According to the new rules, individual investors can have free exposure to the derivatives market only up to a certain extent based on their total disclosed income in the tax filings. In case an investor chooses to have an exposure beyond the specified limit, Sebi has directed brokers to undertake rigorous due diligence and collect appropriate documentation.
Also, the market regulator has proposed physical settlement of contracts in place of cash settlements. In case of cash settlements, the difference between the entry price and final settlement amount is either deposited or debited from the account of investors depending on their position. However, in physical settlement, investors will have to take delivery of shares for a long position. In case of a short position, they will have to provide for underlying shares.
According to the Sebi data, 85 per cent of the derivatives volumes come from prop trades and retail investors. In fact, a fourth of the volume comes from individual investors who use futures market for trading purposes rather than for hedging. With the product suitability coming in, dabba platform could be a more viable option for investors who prefer taking larger risks.
Sebi's F&O restrictions likely to boost dabba trading in Indian markets “Sebi’s decision creates a restrictive environment around the Indian derivatives market. Derivatives are key financial instruments in modern markets and no one should be discouraged to participate. However, placing curbs will lead to investors exiting the market or shifting to other parallel markets,” said Deven Choksey, managing director, KR Choksey Investment Managers.

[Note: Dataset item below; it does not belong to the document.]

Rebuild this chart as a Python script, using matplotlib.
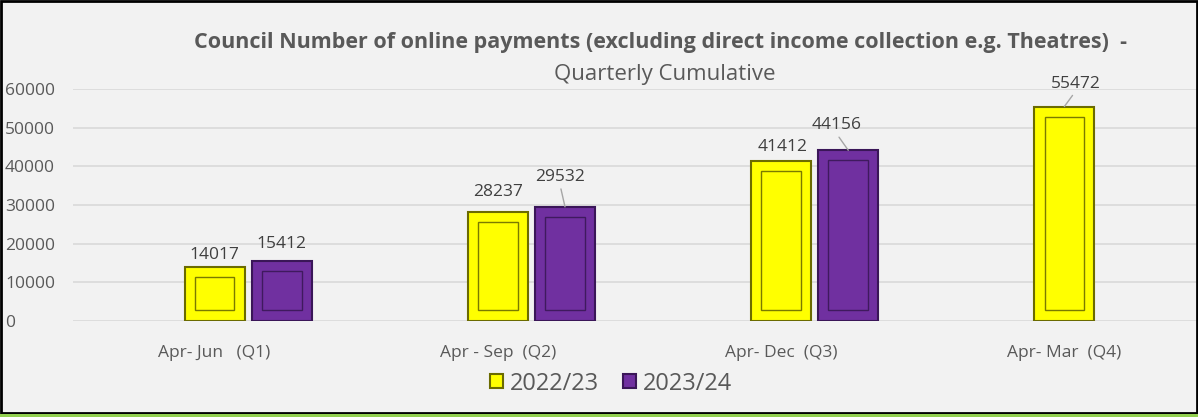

Market participants also say the regulator should strengthen the support systems before announcing such measures. Physical settlement is mandatory in several global markets. However, all these markets have strong stock lending and borrowing (SLB) mechanism through which investors borrow stocks at a marginal cost. However, SLB in India is still evolving, leaving little choice for derivatives investors who take short positions. Also, domestic brokerages have raised concerns over the responsibility of additional due diligence, including conducting educational and income checks of clients.
Unlike India, such parallel market arrangements are very popular in the developed markets. For instance, in the US there are privately traded exchanges catering to big-ticket investors popularly known as ‘dark pools’. Institutional investors use such platforms when they have to place large trade orders without distorting the price of the security.
Arrangements such as over-the-counter (OTC) contracts are also very popular in global derivatives. These are standard contracts among private parties outside the stock exchange platform. OTC contracts comprise securities that are not traded on regular exchanges. Such contracts are legally valid and loosely regulated.